### DATA EXTRACT
-=-=-

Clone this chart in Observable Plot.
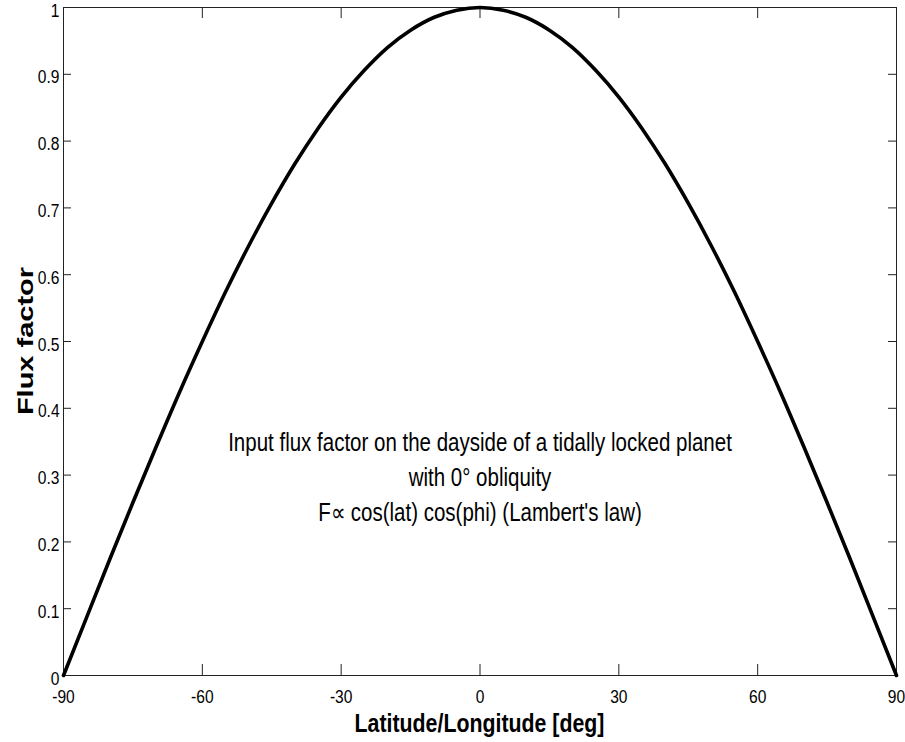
<!DOCTYPE html>
<html>
<head>
<meta charset="utf-8">
<script src="https://cdn.jsdelivr.net/npm/d3@7"></script>
<script src="https://cdn.jsdelivr.net/npm/@observablehq/plot@0.6"></script>
<style>
  html, body { margin: 0; padding: 0; background: #fff; }
  #chart svg { display: block; }
</style>
</head>
<body>
<div id="chart"></div>
<script>
// Angle from the substellar point (degrees) and the Lambert flux factor there
const angles = [-90, -85, -80, -75, -70, -65, -60, -55, -50, -45, -40, -35, -30, -25, -20, -15, -10, -5,
                0, 5, 10, 15, 20, 25, 30, 35, 40, 45, 50, 55, 60, 65, 70, 75, 80, 85, 90];
const flux = [0, 0.087, 0.174, 0.259, 0.342, 0.423, 0.5, 0.574, 0.643, 0.707, 0.766, 0.819, 0.866, 0.906, 0.94, 0.966, 0.985, 0.996,
              1, 0.996, 0.985, 0.966, 0.94, 0.906, 0.866, 0.819, 0.766, 0.707, 0.643, 0.574, 0.5, 0.423, 0.342, 0.259, 0.174, 0.087, 0];

const xTicks = [-90, -60, -30, 0, 30, 60, 90];
const xTickLabels = ["-90", "-60", "-30", "0", "30", "60", "90"];
const yTicks = [0, 0.1, 0.2, 0.3, 0.4, 0.5, 0.6, 0.7, 0.8, 0.9, 1];
const yTickLabels = ["0", "0.1", "0.2", "0.3", "0.4", "0.5", "0.6", "0.7", "0.8", "0.9", "1"];

const xLabel = "Latitude/Longitude [deg]";
const yLabel = "Flux factor";
const note = "Input flux factor on the dayside of a tidally locked planet\nwith 0° obliquity\nF\u221D cos(lat) cos(phi) (Lambert's law)";

const W = 905, H = 742;
const mL = 63, mR = 9, mT = 7, mB = 67;
const innerW = W - mL - mR, innerH = H - mT - mB;
const sans = "'Liberation Sans', Arial, sans-serif";
const squeeze = 0.82; // horizontal condensing applied to the text

const data = angles.map((a, i) => ({angle: a, flux: flux[i]}));

const chart = Plot.plot({
  width: W,
  height: H,
  marginLeft: mL,
  marginRight: mR,
  marginTop: mT,
  marginBottom: mB,
  style: {fontFamily: sans, fontSize: "19px", color: "#000", background: "#fff"},
  x: {domain: [-90, 90], label: null},
  y: {domain: [0, 1], label: null},
  marks: [
    Plot.frame({stroke: "#222", strokeWidth: 1}),
    // inward ticks on all four sides
    Plot.tickX(xTicks, {x: d => d, stroke: "#222", insetTop: innerH - 11}),
    Plot.tickX(xTicks, {x: d => d, stroke: "#222", insetBottom: innerH - 11}),
    Plot.tickY(yTicks, {y: d => d, stroke: "#222", insetRight: innerW - 8}),
    Plot.tickY(yTicks, {y: d => d, stroke: "#222", insetLeft: innerW - 8}),
    Plot.axisX({ticks: xTicks, tickSize: 0, tickPadding: 14, fontSize: 19,
                tickFormat: d => xTickLabels[xTicks.indexOf(d)]}),
    Plot.axisY({ticks: yTicks, tickSize: 0, tickPadding: 4, dy: 3, fontSize: 19,
                tickFormat: d => yTickLabels[yTicks.indexOf(d)]}),
    Plot.line(data, {x: "angle", y: "flux", stroke: "#000", strokeWidth: 3.6, curve: "natural"}),
    Plot.text([note], {x: 0, y: 0.3, text: d => d, fontSize: 25, lineHeight: 1.4, fill: "#000",
                       textAnchor: "middle", lineAnchor: "middle"})
  ]
});

const svg = d3.select(chart);
svg.append("text")
  .attr("x", mL + innerW / 2)
  .attr("y", 732)
  .attr("text-anchor", "middle")
  .attr("font-family", sans)
  .attr("font-weight", "bold")
  .attr("font-size", 26)
  .attr("fill", "#000")
  .text(xLabel);
svg.append("text")
  .attr("class", "ylabel")
  .attr("transform", `translate(25,${mT + innerH / 2}) scale(0.75,1) rotate(-90)`)
  .attr("text-anchor", "middle")
  .attr("dominant-baseline", "central")
  .attr("font-family", sans)
  .attr("font-weight", "bold")
  .attr("font-size", 29)
  .attr("fill", "#000")
  .text(yLabel);

document.getElementById("chart").append(chart);

// condense horizontal text about its anchor point
svg.selectAll("text").filter(function() { return !this.classList.contains("ylabel"); }).each(function() {
  const b = this.getBBox();
  const anchor = getComputedStyle(this).textAnchor;
  const ax = anchor === "end" ? b.x + b.width : anchor === "middle" ? b.x + b.width / 2 : b.x;
  const t = this.getAttribute("transform") || "";
  this.setAttribute("transform", `${t} translate(${ax},0) scale(${squeeze},1) translate(${-ax},0)`);
});
</script>
</body>
</html>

-=-=-

### PROBLEM REQUIREMENTS
The material above must be printed exactly, with its pictures left out.

### RESPONSE TO THIS TASK
Clone this chart in Observable Plot.
<!DOCTYPE html>
<html>
<head>
<meta charset="utf-8">
<script src="https://cdn.jsdelivr.net/npm/d3@7"></script>
<script src="https://cdn.jsdelivr.net/npm/@observablehq/plot@0.6"></script>
<style>
  html, body { margin: 0; padding: 0; background: #fff; }
  #chart svg { display: block; }
</style>
</head>
<body>
<div id="chart"></div>
<script>
// Angle from the substellar point (degrees) and the Lambert flux factor there
const angles = [-90, -85, -80, -75, -70, -65, -60, -55, -50, -45, -40, -35, -30, -25, -20, -15, -10, -5,
                0, 5, 10, 15, 20, 25, 30, 35, 40, 45, 50, 55, 60, 65, 70, 75, 80, 85, 90];
const flux = [0, 0.087, 0.174, 0.259, 0.342, 0.423, 0.5, 0.574, 0.643, 0.707, 0.766, 0.819, 0.866, 0.906, 0.94, 0.966, 0.985, 0.996,
              1, 0.996, 0.985, 0.966, 0.94, 0.906, 0.866, 0.819, 0.766, 0.707, 0.643, 0.574, 0.5, 0.423, 0.342, 0.259, 0.174, 0.087, 0];

const xTicks = [-90, -60, -30, 0, 30, 60, 90];
const xTickLabels = ["-90", "-60", "-30", "0", "30", "60", "90"];
const yTicks = [0, 0.1, 0.2, 0.3, 0.4, 0.5, 0.6, 0.7, 0.8, 0.9, 1];
const yTickLabels = ["0", "0.1", "0.2", "0.3", "0.4", "0.5", "0.6", "0.7", "0.8", "0.9", "1"];

const xLabel = "Latitude/Longitude [deg]";
const yLabel = "Flux factor";
const note = "Input flux factor on the dayside of a tidally locked planet\nwith 0° obliquity\nF\u221D cos(lat) cos(phi) (Lambert's law)";

const W = 905, H = 742;
const mL = 63, mR = 9, mT = 7, mB = 67;
const innerW = W - mL - mR, innerH = H - mT - mB;
const sans = "'Liberation Sans', Arial, sans-serif";
const squeeze = 0.82; // horizontal condensing applied to the text

const data = angles.map((a, i) => ({angle: a, flux: flux[i]}));

const chart = Plot.plot({
  width: W,
  height: H,
  marginLeft: mL,
  marginRight: mR,
  marginTop: mT,
  marginBottom: mB,
  style: {fontFamily: sans, fontSize: "19px", color: "#000", background: "#fff"},
  x: {domain: [-90, 90], label: null},
  y: {domain: [0, 1], label: null},
  marks: [
    Plot.frame({stroke: "#222", strokeWidth: 1}),
    // inward ticks on all four sides
    Plot.tickX(xTicks, {x: d => d, stroke: "#222", insetTop: innerH - 11}),
    Plot.tickX(xTicks, {x: d => d, stroke: "#222", insetBottom: innerH - 11}),
    Plot.tickY(yTicks, {y: d => d, stroke: "#222", insetRight: innerW - 8}),
    Plot.tickY(yTicks, {y: d => d, stroke: "#222", insetLeft: innerW - 8}),
    Plot.axisX({ticks: xTicks, tickSize: 0, tickPadding: 14, fontSize: 19,
                tickFormat: d => xTickLabels[xTicks.indexOf(d)]}),
    Plot.axisY({ticks: yTicks, tickSize: 0, tickPadding: 4, dy: 3, fontSize: 19,
                tickFormat: d => yTickLabels[yTicks.indexOf(d)]}),
    Plot.line(data, {x: "angle", y: "flux", stroke: "#000", strokeWidth: 3.6, curve: "natural"}),
    Plot.text([note], {x: 0, y: 0.3, text: d => d, fontSize: 25, lineHeight: 1.4, fill: "#000",
                       textAnchor: "middle", lineAnchor: "middle"})
  ]
});

const svg = d3.select(chart);
svg.append("text")
  .attr("x", mL + innerW / 2)
  .attr("y", 732)
  .attr("text-anchor", "middle")
  .attr("font-family", sans)
  .attr("font-weight", "bold")
  .attr("font-size", 26)
  .attr("fill", "#000")
  .text(xLabel);
svg.append("text")
  .attr("class", "ylabel")
  .attr("transform", `translate(25,${mT + innerH / 2}) scale(0.75,1) rotate(-90)`)
  .attr("text-anchor", "middle")
  .attr("dominant-baseline", "central")
  .attr("font-family", sans)
  .attr("font-weight", "bold")
  .attr("font-size", 29)
  .attr("fill", "#000")
  .text(yLabel);

document.getElementById("chart").append(chart);

// condense horizontal text about its anchor point
svg.selectAll("text").filter(function() { return !this.classList.contains("ylabel"); }).each(function() {
  const b = this.getBBox();
  const anchor = getComputedStyle(this).textAnchor;
  const ax = anchor === "end" ? b.x + b.width : anchor === "middle" ? b.x + b.width / 2 : b.x;
  const t = this.getAttribute("transform") || "";
  this.setAttribute("transform", `${t} translate(${ax},0) scale(${squeeze},1) translate(${-ax},0)`);
});
</script>
</body>
</html>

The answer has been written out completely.